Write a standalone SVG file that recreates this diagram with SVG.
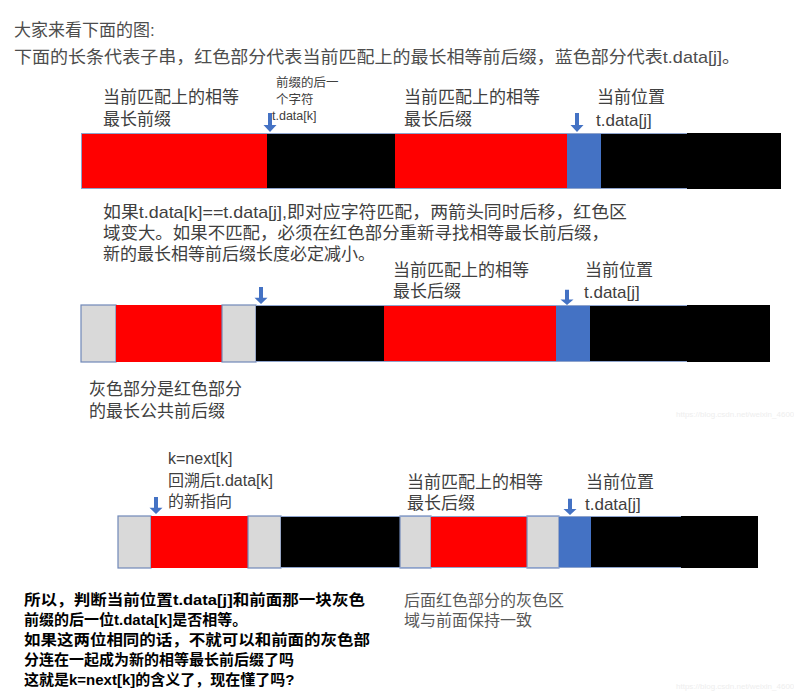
<svg xmlns="http://www.w3.org/2000/svg" width="794" height="692" viewBox="0 0 794 692">
<defs>
<style>
text{font-family:"Liberation Sans","Noto Sans CJK SC",sans-serif}
.intro{font-size:17px;fill:#4d4d4d}
.lbl{font-size:17px;fill:#404040}
.sm{font-size:12.5px;fill:#404040}
.mid{font-size:16px;fill:#404040}
.bold{font-size:15px;fill:#000;font-weight:bold}
.gray{font-size:16px;fill:#595959}
.wm{font-size:8px;fill:#eeeeee;font-family:"Liberation Sans",sans-serif}
.r{fill:#ff0000}
.k{fill:#000}
.b{fill:#4472c4}
.g{fill:#d9d9d9;stroke:#7088b8;stroke-width:1.2}
.ol{fill:none;stroke:#8ea3cc;stroke-width:1}
.arr{fill:#4472c4}
</style>
<path id="ar" d="M-2,-19 h4 v12 h4.5 l-6.5,7 l-6.5,-7 h4.5 z"/>
</defs>
<rect width="794" height="692" fill="#fff"/>

<text class="intro" x="14" y="36">大家来看下面的图:</text>
<text class="intro" x="14" y="63" textLength="726" lengthAdjust="spacingAndGlyphs">下面的长条代表子串，红色部分代表当前匹配上的最长相等前后缀，蓝色部分代表t.data[j]。</text>

<g id="bar1">
<rect class="r" x="81" y="133" width="186" height="56"/>
<rect class="k" x="267" y="133" width="128" height="56"/>
<rect class="r" x="395" y="133" width="172" height="56"/>
<rect class="b" x="567" y="133" width="34" height="56"/>
<rect class="k" x="601" y="133" width="180" height="56"/>
<path class="ol" d="M81,133.5 H687 M81,188.5 H687 M81.5,133 V189"/>
</g>
<g id="labels1">
<text class="lbl" x="103" y="103">当前匹配上的相等<tspan x="103" dy="22">最长前缀</tspan></text>
<text class="sm" x="276" y="87">前缀的后一<tspan x="276" dy="17">个字符</tspan><tspan x="272" dy="16">t.data[k]</tspan></text>
<text class="lbl" x="404" y="103">当前匹配上的相等<tspan x="404" dy="22">最长后缀</tspan></text>
<text class="lbl" x="597" y="103">当前位置<tspan x="596" dy="23">t.data[j]</tspan></text>
</g>

<g id="note1">
<text class="lbl" x="103" y="218"><tspan textLength="524" lengthAdjust="spacingAndGlyphs">如果t.data[k]==t.data[j],即对应字符匹配，两箭头同时后移，红色区</tspan><tspan x="103" dy="21" textLength="506" lengthAdjust="spacingAndGlyphs">域变大。如果不匹配，必须在红色部分重新寻找相等最长前后缀，</tspan><tspan x="103" dy="21">新的最长相等前后缀长度必定减小。</tspan></text>
</g>

<g id="bar2">
<rect class="g" x="81" y="305" width="35" height="57"/>
<rect class="r" x="116" y="305" width="106" height="57"/>
<rect class="g" x="222" y="305" width="34" height="57"/>
<rect class="k" x="256" y="305" width="128" height="57"/>
<rect class="r" x="384" y="305" width="172" height="57"/>
<rect class="b" x="556" y="305" width="34" height="57"/>
<rect class="k" x="590" y="305" width="180" height="57"/>
<path class="ol" d="M256,305.5 H687 M256,361.5 H687"/>
</g>
<g id="labels2">
<text class="lbl" x="393" y="276">当前匹配上的相等<tspan x="393" dy="21">最长后缀</tspan></text>
<text class="lbl" x="585" y="276">当前位置<tspan x="584" dy="22">t.data[j]</tspan></text>
<text class="lbl" x="89" y="395">灰色部分是红色部分<tspan x="89" dy="22">的最长公共前后缀</tspan></text>
<text class="wm" x="676" y="417">https://blog.csdn.net/weixin_4600</text>
</g>

<g id="bar3">
<rect class="g" x="118" y="516" width="33" height="52"/>
<rect class="r" x="151" y="516" width="97" height="52"/>
<rect class="g" x="248" y="516" width="33" height="52"/>
<rect class="k" x="281" y="516" width="119" height="52"/>
<rect class="g" x="400" y="516" width="31" height="52"/>
<rect class="r" x="431" y="516" width="96" height="52"/>
<rect class="g" x="527" y="516" width="32" height="52"/>
<rect class="b" x="559" y="516" width="32" height="52"/>
<rect class="k" x="591" y="516" width="167" height="52"/>
<path class="ol" d="M281,516.5 H681 M281,567.5 H681"/>
</g>
<g id="labels3">
<text class="mid" x="168" y="464">k=next[k]<tspan x="168" dy="22">回溯后t.data[k]</tspan><tspan x="168" dy="21">的新指向</tspan></text>
<text class="lbl" x="407" y="488">当前匹配上的相等<tspan x="407" dy="21">最长后缀</tspan></text>
<text class="lbl" x="586" y="488">当前位置<tspan x="585" dy="22">t.data[j]</tspan></text>
</g>

<g id="note3">
<text class="bold" x="24" y="605"><tspan textLength="341" lengthAdjust="spacingAndGlyphs">所以，判断当前位置t.data[j]和前面那一块灰色</tspan><tspan x="24" dy="20">前缀的后一位t.data[k]是否相等。</tspan><tspan x="24" dy="20" textLength="346" lengthAdjust="spacingAndGlyphs">如果这两位相同的话，不就可以和前面的灰色部</tspan><tspan x="24" dy="20">分连在一起成为新的相等最长前后缀了吗</tspan><tspan x="24" dy="20">这就是k=next[k]的含义了，现在懂了吗?</tspan></text>
<text class="gray" x="404" y="606">后面红色部分的灰色区<tspan x="404" dy="20">域与前面保持一致</tspan></text>
<text class="wm" x="676" y="689">https://blog.csdn.net/weixin_4600</text>
</g>

<g id="connectors">
<use href="#ar" class="arr" transform="translate(270,132)"/>
<use href="#ar" class="arr" transform="translate(577,132)"/>
<use href="#ar" class="arr" transform="translate(261,304) scale(1,0.9)"/>
<use href="#ar" class="arr" transform="translate(567,305) scale(1,0.8)"/>
<use href="#ar" class="arr" transform="translate(156,514) scale(1,0.9)"/>
<use href="#ar" class="arr" transform="translate(570,515) scale(1,0.85)"/>
</g>
</svg>
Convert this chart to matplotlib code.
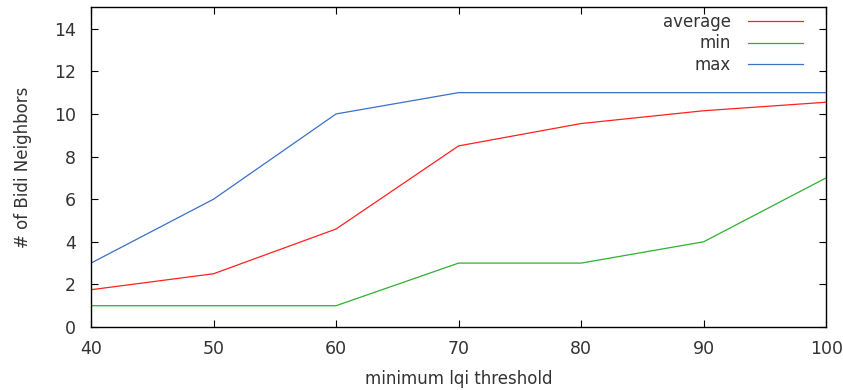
import matplotlib
matplotlib.use('Agg')
from matplotlib import pyplot

threshold = [40, 50, 60, 70, 80, 90, 100]
average = [1.75, 2.5, 4.6, 8.5, 9.55, 10.15, 10.55]
minimum = [1, 1, 1, 3, 3, 4, 7]
maximum = [3, 6, 10, 11, 11, 11, 11]

pyplot.rcParams['font.family'] = 'DejaVu Sans'
pyplot.rcParams['font.size'] = 12

fig, ax = pyplot.subplots(figsize=(8.43, 3.9), dpi=100)
fig.subplots_adjust(left=0.108, right=0.980, top=0.981, bottom=0.1615)

ax.plot(threshold, average, color='#ff2020', lw=0.9, label='average')
ax.plot(threshold, minimum, color='#30b030', lw=0.9, label='min')
ax.plot(threshold, maximum, color='#3a70c8', lw=0.9, label='max')

ax.set_xlim(40, 100)
ax.set_ylim(0, 15)
ax.set_xticks(range(40, 101, 10))
ax.set_yticks(range(0, 15, 2))
ax.tick_params(direction='in', top=True, right=True, length=5, width=0.8,
               labelsize=12.5, labelcolor='#333333')
ax.tick_params(axis='x', pad=9)
ax.tick_params(axis='y', pad=11)
for s in ax.spines.values():
    s.set_linewidth(1.0)

ax.set_xlabel('minimum lqi threshold', fontsize=12, color='#333333', labelpad=9)
ax.set_ylabel('# of Bidi Neighbors', fontsize=12, color='#333333', labelpad=16)

leg = ax.legend(loc='upper right', bbox_to_anchor=(0.975, 0.998), frameon=False,
                markerfirst=False, handlelength=3.3, fontsize=12,
                labelspacing=0.2, borderaxespad=0.0, borderpad=0.3,
                handletextpad=1.0)
for t in leg.get_texts():
    t.set_ha('right')
    t.set_color('#333333')

fig.savefig('out.png')
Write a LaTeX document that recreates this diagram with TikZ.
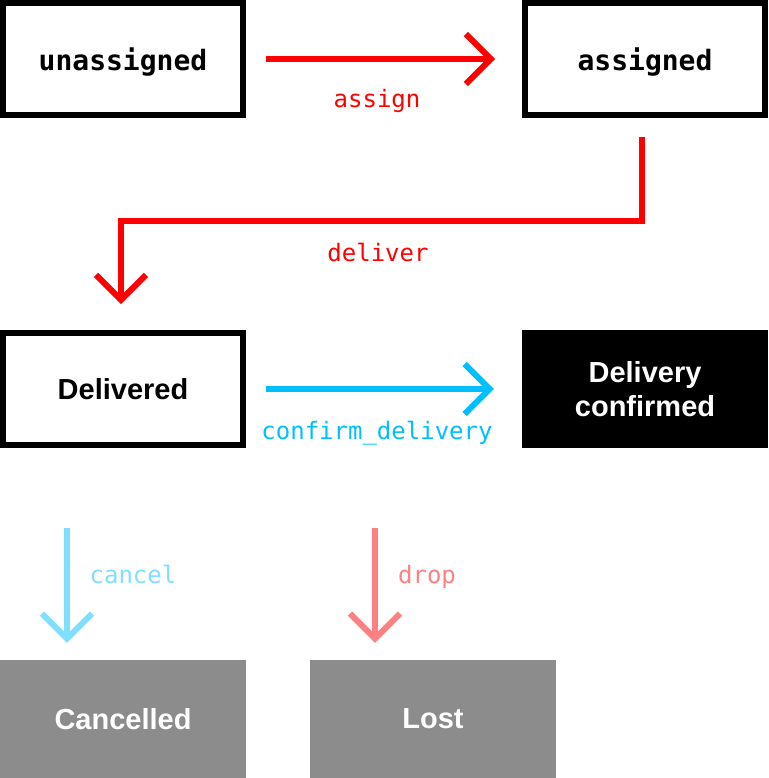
\documentclass[tikz,border=0pt]{standalone}
\usepackage{fontspec}
\usetikzlibrary{arrows.meta,calc}
\newfontfamily\boxsans{Liberation Sans}
\newfontfamily\monofont{DejaVu Sans Mono}
\definecolor{cred}{HTML}{FF0000}
\definecolor{ccyan}{HTML}{00BFFF}
\definecolor{clcyan}{HTML}{80DFFF}
\definecolor{csalmon}{HTML}{FF8080}
\definecolor{cgray}{HTML}{8C8C8C}
\tikzset{
  outlined/.style={draw=black, line width=6pt, fill=white, minimum width=240pt, minimum height=112pt, inner sep=0pt, text depth=0pt, font=\monofont\bfseries\fontsize{28}{34}\selectfont},
  outlinedsans/.style={draw=black, line width=6pt, fill=white, minimum width=240pt, minimum height=112pt, inner sep=0pt, font=\boxsans\bfseries\fontsize{29}{34}\selectfont},
  solidbox/.style={draw=none, minimum width=246pt, minimum height=118pt, inner sep=0pt, text=white, align=center, font=\boxsans\bfseries\fontsize{29}{34}\selectfont},
  trans/.style={line width=6pt, -{Straight Barb[length=25pt,width=50pt]}},
  lbl/.style={anchor=base, inner sep=0pt, font=\monofont\fontsize{24}{28}\selectfont}
}
\begin{document}
\begin{tikzpicture}[x=1pt,y=-1pt]
\useasboundingbox (0,0) rectangle (768,778);
\node[outlined] (unassigned) at (123,59) {unassigned};
\node[outlined] (assigned) at (645,59) {assigned};
\node[outlinedsans] (delivered) at (123,389) {Delivered};
\node[solidbox, fill=black] (confirmed) at (645,389) {Delivery\\confirmed};
\node[solidbox, fill=cgray] (cancelled) at (123,719) {Cancelled};
\node[solidbox, fill=cgray] (lost) at (433,719) {Lost};
% assign
\draw[trans, cred, shorten <=20pt, shorten >=27pt] (unassigned.east) -- (assigned.west);
\node[lbl, text=cred] (lassign) at (377,108) {assign};
% deliver
\coordinate (dstart) at (642,137);
\coordinate (dend) at (121,304);
\draw[trans, cred] (dstart) -- (642,221) -- (121,221) -- (dend);
\node[lbl, text=cred] (ldeliver) at (378,261) {deliver};
% confirm_delivery
\draw[trans, ccyan, shorten <=20pt, shorten >=28pt] (delivered.east) -- (confirmed.west);
\node[lbl, text=ccyan] (lconfirm) at (377,439) {confirm\_delivery};
% cancel
\coordinate (cstart) at (67,528);
\draw[trans, clcyan, shorten >=17pt] (cstart) -- (cstart |- cancelled.north);
\node[lbl, text=clcyan] (lcancel) at (133,583) {cancel};
% drop
\coordinate (pstart) at (375,528);
\draw[trans, csalmon, shorten >=17pt] (pstart) -- (pstart |- lost.north);
\node[lbl, text=csalmon] (ldrop) at (427,583) {drop};
\end{tikzpicture}
\end{document}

= = = =

Given exercise >> Both the line with "Convert this chart to matplotlib code." and the line with "pyplot.rcParams['font.size'] = 12" belong in the copy, along with every line between them; set them down exactly and skip the pictures.

Answer to the problem >>
Convert this chart to matplotlib code.
import matplotlib
matplotlib.use('Agg')
from matplotlib import pyplot

threshold = [40, 50, 60, 70, 80, 90, 100]
average = [1.75, 2.5, 4.6, 8.5, 9.55, 10.15, 10.55]
minimum = [1, 1, 1, 3, 3, 4, 7]
maximum = [3, 6, 10, 11, 11, 11, 11]

pyplot.rcParams['font.family'] = 'DejaVu Sans'
pyplot.rcParams['font.size'] = 12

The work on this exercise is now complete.